Is this the reason perhaps, why we are paralyzed and still in shock, or angry and depressed at the continued Great Recession, and its intolerable inattention to jobs so many continue to suffer? This too, is something that turns my stomach, and causes consternation and deep pain! How can we be community when so many are suffering? How can we, as a caring community, walk on the other side of the street and avoid the unemployed and under-employed among us? How can we throw billions of dollars down rabbit holes of protracted oversea wars, and allow and enable the rich to get richer, while austerity is imposed on those who have less and less? Answers are ready, available, and at hand: e.g., a Wall Street, or “Robin Hood” sales tax, like the rest of us are subject to in the market place, would begin to restore justice. Infrastructure, like bridges and roads, are crumbling and in dire need of workers; affordable housing is in great demand; and alternative energy jobs are begging to be created to help save us from climate change. But without this little word, compassion, has it all become too complex, too overwhelming? Without compassion – a reaching out in sympathy – where is the authentic desire to move us to action?
In the early church, as a reaction to the compassionate outreach of Jesus toward widows, orphans and immigrants, the community welcomed and included these persons of marginal social standing, and, more than that, began to create jobs for them. They were made deacons and leaders in their communities and supported as if they were family, and in effect, the church wiped away the stigma of outcast, poor, and stranger. The gathered community was its own support system. Everyone was welcome, and every one willing to work for the building up of the whole, following the compassionate example of Jesus, had a place at the table.
Do we have compassion? Do we recognize it in ourselves? Jesus suggests that deep within, each of us has this capacity for sympathy-in-action. Compassion is like a seed germinating in the womb, planted by God personally into each of us. And it grows and awakens who we are called to be, a churning and turning of our spiritual awareness and life.
Without compassion, this sympathy-in-action, where would community come from? The creation of community, and web and strength of life-giving connectivity, is nurtured and made possible, by this initial and deeply implanted seed of caring-compassion.
If compassion is sympathy-in-action for the person in need – the widow, the outcast, the stranger, the poor – Jesus, the resurrected giver of new life, calls us to be co-creators in community with one another, and to have compassion in our life-giving womb and guts. Jesus gives us birth for compassionate-community through his life-giving Spirit, and here today, through water and the word.
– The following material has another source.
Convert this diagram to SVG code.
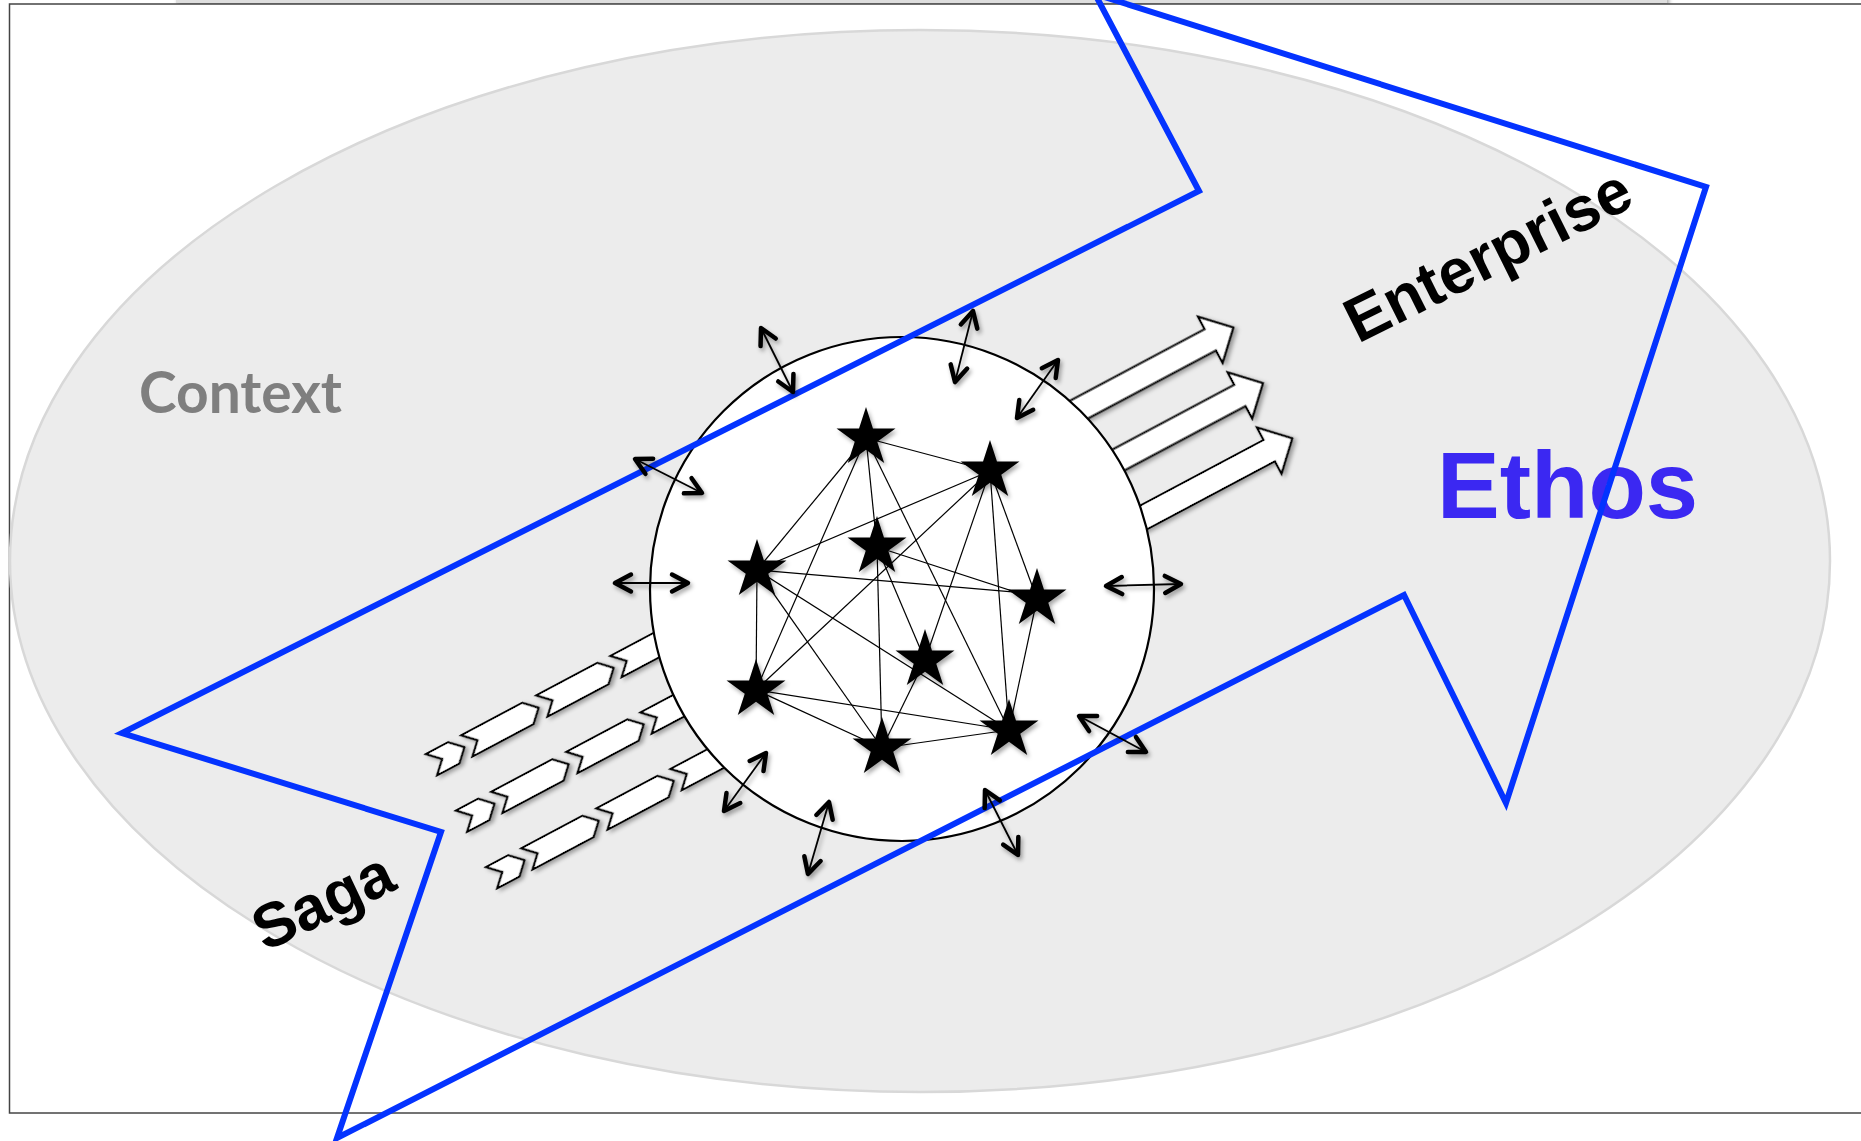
<svg xmlns="http://www.w3.org/2000/svg" width="1861" height="1141" viewBox="0 0 1861 1141">
<defs>
<style>
.page{fill:#fff;stroke:#444;stroke-width:1.5}
.ctx{fill:#ececec;stroke:#d8d8d8;stroke-width:2.5}
.blk{fill:#fff;stroke:#000;stroke-width:2.2;stroke-linejoin:miter}
.edge{stroke:#000;stroke-width:1.2;fill:none}
.star{fill:#000}
.dbl{stroke:#000;stroke-width:1.8;fill:none;marker-start:url(#dh);marker-end:url(#dh)}
.frame{fill:none;stroke:#0433ff;stroke-width:6;stroke-linejoin:miter}
.lbl{font-family:"Liberation Sans",Arial,sans-serif;font-weight:bold}
</style>
<filter id="sh" x="-20%" y="-20%" width="150%" height="150%">
<feDropShadow dx="2" dy="3" stdDeviation="2" flood-color="#000" flood-opacity="0.35"/>
</filter>
<marker id="dh" markerUnits="userSpaceOnUse" markerWidth="40" markerHeight="40" viewBox="-20 -20 40 40" refX="0" refY="0" orient="auto-start-reverse" overflow="visible">
<path d="M-16,-8.5 L0,0 L-16,8.5" fill="none" stroke="#000" stroke-width="4.5" stroke-linecap="round" stroke-linejoin="round"/>
</marker>
<path id="star" d="M0,-31 L6.96,-9.58 L29.48,-9.58 L11.26,3.66 L18.22,25.08 L0,11.84 L-18.22,25.08 L-11.26,3.66 L-29.48,-9.58 L-6.96,-9.58 Z"/>
</defs>

<rect x="0" y="0" width="1861" height="1141" fill="#fff"/>
<rect x="176" y="-6" width="1491" height="9" fill="#dedede" filter="url(#sh)"/>
<rect class="page" x="9.5" y="4" width="1900" height="1109"/>

<g id="context">
<ellipse class="ctx" cx="920" cy="561" rx="910" ry="531"/>
<text x="139" y="413" font-size="57" font-weight="bold" fill="#7f7f7f" textLength="203" lengthAdjust="spacingAndGlyphs" style="font-family:Lato,'Open Sans',sans-serif">Context</text>
</g>

<g id="saga-flows" transform="translate(426,754) rotate(-28)" filter="url(#sh)">
<polygon class="blk" points="0,0 25,0 37,12 25,24 0,24 12,12"/>
<polygon class="blk" points="40,0 109,0 121,12 109,24 40,24 52,12"/>
<polygon class="blk" points="125,0 194,0 206,12 194,24 125,24 137,12"/>
<polygon class="blk" points="209,0 468,0 480,12 468,24 209,24 221,12"/>
<polygon class="blk" points="0,64 25,64 37,76 25,88 0,88 12,76"/>
<polygon class="blk" points="40,64 109,64 121,76 109,88 40,88 52,76"/>
<polygon class="blk" points="125,64 194,64 206,76 194,88 125,88 137,76"/>
<polygon class="blk" points="209,64 468,64 480,76 468,88 209,88 221,76"/>
<polygon class="blk" points="0,128 25,128 37,140 25,152 0,152 12,140"/>
<polygon class="blk" points="40,128 109,128 121,140 109,152 40,152 52,140"/>
<polygon class="blk" points="125,128 194,128 206,140 194,152 125,152 137,140"/>
<polygon class="blk" points="209,128 468,128 480,140 468,152 209,152 221,140"/>
</g>

<g id="enterprise-flows" transform="translate(426,754) rotate(-28)" filter="url(#sh)">
<polygon class="blk" points="500,-9.5 887,-9.5 887,-23.5 913,2.5 887,28.5 887,14.5 500,14.5"/>
<polygon class="blk" points="500,53.5 887,53.5 887,39.5 913,65.5 887,91.5 887,77.5 500,77.5"/>
<polygon class="blk" points="500,116 887,116 887,102 913,128 887,154 887,140 500,140"/>
</g>

<g id="core">
<circle cx="902" cy="589" r="252" fill="#fff" stroke="#000" stroke-width="2.2"/>
</g>

<g id="connectors">
<line class="edge" x1="866" y1="438" x2="990" y2="471"/>
<line class="edge" x1="866" y1="438" x2="757" y2="570"/>
<line class="edge" x1="866" y1="438" x2="756" y2="690"/>
<line class="edge" x1="866" y1="438" x2="877" y2="547"/>
<line class="edge" x1="866" y1="438" x2="1009" y2="730"/>
<line class="edge" x1="990" y1="471" x2="757" y2="570"/>
<line class="edge" x1="990" y1="471" x2="756" y2="690"/>
<line class="edge" x1="990" y1="471" x2="925" y2="660"/>
<line class="edge" x1="990" y1="471" x2="1009" y2="730"/>
<line class="edge" x1="990" y1="471" x2="1037" y2="599"/>
<line class="edge" x1="877" y1="547" x2="1037" y2="599"/>
<line class="edge" x1="877" y1="547" x2="882" y2="748"/>
<line class="edge" x1="877" y1="547" x2="925" y2="660"/>
<line class="edge" x1="757" y1="570" x2="1037" y2="594"/>
<line class="edge" x1="757" y1="570" x2="756" y2="690"/>
<line class="edge" x1="757" y1="570" x2="882" y2="748"/>
<line class="edge" x1="757" y1="570" x2="1009" y2="730"/>
<line class="edge" x1="1037" y1="599" x2="1009" y2="730"/>
<line class="edge" x1="925" y1="660" x2="882" y2="748"/>
<line class="edge" x1="756" y1="690" x2="1009" y2="730"/>
<line class="edge" x1="756" y1="690" x2="882" y2="748"/>
<line class="edge" x1="882" y1="748" x2="1009" y2="730"/>
</g>

<g id="stars" filter="url(#sh)">
<use id="star1" href="#star" class="star" x="866" y="438"/>
<use id="star2" href="#star" class="star" x="990" y="471"/>
<use id="star3" href="#star" class="star" x="877" y="547"/>
<use id="star4" href="#star" class="star" x="757" y="570"/>
<use id="star5" href="#star" class="star" x="1037" y="599"/>
<use id="star6" href="#star" class="star" x="925" y="660"/>
<use id="star7" href="#star" class="star" x="756" y="690"/>
<use id="star8" href="#star" class="star" x="882" y="748"/>
<use id="star9" href="#star" class="star" x="1009" y="730"/>
</g>

<g id="ethos-frame">
<text class="lbl" x="1437" y="518" font-size="94" fill="#3b28f2">Ethos</text>
<polygon class="frame" points="1095,-6 1199,191 122,733 441,832 337,1138 1404,595 1506,803 1706,187"/>
<text class="lbl" font-size="63" fill="#000" transform="translate(1358,344) rotate(-26.5)">Enterprise</text>
<text class="lbl" font-size="62" fill="#000" transform="translate(265,952) rotate(-25.5)">Saga</text>
</g>

<g id="exchanges" filter="url(#sh)">
<line class="dbl" x1="761" y1="328" x2="793" y2="392"/>
<line class="dbl" x1="973" y1="311" x2="955" y2="382"/>
<line class="dbl" x1="1058" y1="360" x2="1017" y2="418"/>
<line class="dbl" x1="635" y1="459" x2="702" y2="493"/>
<line class="dbl" x1="615" y1="583" x2="688" y2="583"/>
<line class="dbl" x1="1106" y1="586" x2="1181" y2="584"/>
<line class="dbl" x1="1079" y1="716" x2="1146" y2="752"/>
<line class="dbl" x1="766" y1="753" x2="724" y2="811"/>
<line class="dbl" x1="829" y1="802" x2="808" y2="874"/>
<line class="dbl" x1="985" y1="790" x2="1018" y2="855"/>
</g>
</svg>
And we are baptized, all of us, in a new life, and therefore called and set apart from the world – a world that would use us up, divide and split us up, and not even notice or care when our support system, our community, has been decimated or taken away.
But today, we celebrate this compassionate love, as the love of parent for a child, and the life-giving miracle we all have planted within. We don’t need a cast iron stomach for compassion, in fact we probably want to feel a kicking and stirring within, to feel God’s churning and turning us, creating us to be a reaching-out and connecting people, for the gestation and restoration of a just and life-giving community.